St. Jean Pied de Port is well known as a starting point on the Camino de Santiago, the pilgrim’s road to the great cathedral of St James in the far northwest of Spain. In St. Jean there is an office where pilgrims may go to pick up the credencial, a passport that allows one to stay at any of the many pilgrim hostels along the way. My younger son David is with me, for he decided months ago that he would take leave from his military service and join me for the first week of my journey and see me safely over the mountains and on my way. Together we get our pilgrim passports and have them stamped – the first of many stamps that prove we have passed through the towns along the Camino. We are greeted by two gentlewomen, well into their seventies, who have done the journey themselves and they answer questions and give advice. They tell us most emphatically that we must not take Napoleon’s way, we must take the Valcarlos road, for the police say that even now in late April, Napoleon’s way is blocked with snow and far too dangerous. And the women add that just last month a pilgrim from Brazil tried this snow-bound way, could not see the waymarkings, lost the path and fell to his death. I hear their words and note the sad, anxious tone of voice, an elderly woman’s solicitude for a younger person about to take an ill-advised risk.

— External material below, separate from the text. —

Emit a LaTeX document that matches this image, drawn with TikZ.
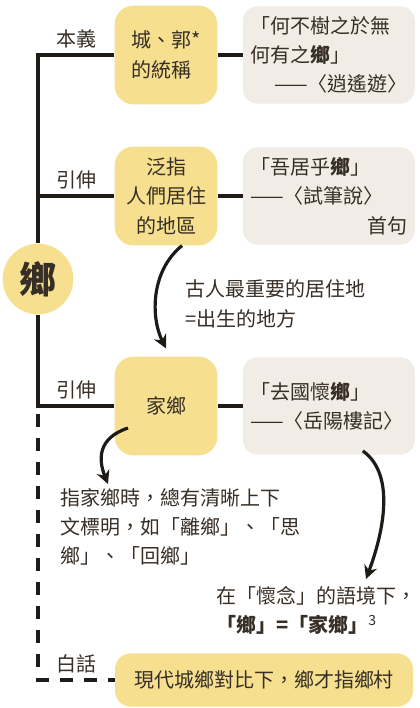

For so long I have daydreamed of this journey, and I have always wanted to take Napoleon’s way across the Pyrenees, and so despite this warning my first reaction is that we should do as I have long planned. But Dave asks more questions, goes into far more detail, and then he insists we must go by the safer road, and after some thought I agree, for I know I am imprudent in so many things and have so very often misled myself. And besides, I’m happy to admit both my sons are wiser than I.
And so early in the morning we pass through the Spanish Gate and out of this ancient citadel and take Charlemagne’s road, but still my thoughts wander off to Napoleon’s soldiers and the terrible fate they met. My thoughts go back to 1808, when an army of 25,000, many of them young recruits from the Bordeaux region, crossed these mountains to invade Spain. All these men came to regret it and very few ever made it home.
Imagine with me, if you will, that we live in Bordeaux in 1808 and we know a young man in his teens, hardly more than a child. He has the vigor and strength of a Gironde farm boy, or perhaps he’s a tough young fellow from the streets of Bordeaux. The discerning eye of the recruiting sergeant sees the soldier within, and the sergeant knows that if this young man is strong enough to work the plow horse or press the grapes at harvest time, or if he has the strength to manhandle the great wine casks, then surely he is strong enough to shoulder a musket for his Emperor, and tough enough so that he will not hesitate to use the bayonet. The sergeant speaks to the young man, promises adventure, glory, easy plunder on the battlefield, and he whispers of the sweet secrets of the Spanish girls across the mountains, all of them waiting for the strong young Frenchman in his handsome uniform.
And of course the boy does not see himself as a boy at all – surely he is a man, yes? – just as the sergeant says, and he is going on a great adventure. He will do great deeds and show his courage in battle and make his family proud and his stay-at-home friends envious, and he will come home from Spain with a scar or two but nothing more, and once he is back home the young women will look at him in a different way and yield themselves in secret and the village priest will never know.
But his old father knows only his memories and so he still sees the young boy, the child so close to his heart, a young man now, but surely still a boy, yes? And a boy should stay at home forever and give comfort to his father’s final years. And of course the father knows that the sergeant’s words are all lies. No, the father sees it all differently. He sees his son in his new uniform and feels not pride but fear, and before the young soldier marches off with his regiment of the line, the heart-stricken father gives the boy a final ferocious embrace, a rough whiskered kiss on his cheek and whispers fiercely, “Come home!”
So what became of our boy – how did our young soldier meet death? Did he meet his end in one of Wellington’s vast slaughters at Talavera or Salamanca or Vitoria? Or did the boy die in the little war – la guerrilla? Was it an ambush, or a sniper’s ball or the swift and silent midnight knife? And in the last moment as life bled away did he cry out, “Mon père!”
And far to the north, did his father wake in the night in fear, knowing something was terribly wrong? Did he suddenly know what he wished never to know, what no father should ever know? And in the moment of knowing did he cry out, “Mon fils!”
But
these are the thoughts of a father whose son goes off to a faraway
war, whether it be Spain or Afghanistan, and for a time they were my
thoughts. But now that time has gone, flowed away, faded into the
past and now, in this moment, my son — mon
fils!
-- leads me up this mountain in the far south of
France, he
leads me into Spain, he leads me with his long, strong strides, and
he leads me in the path of Charlemagne.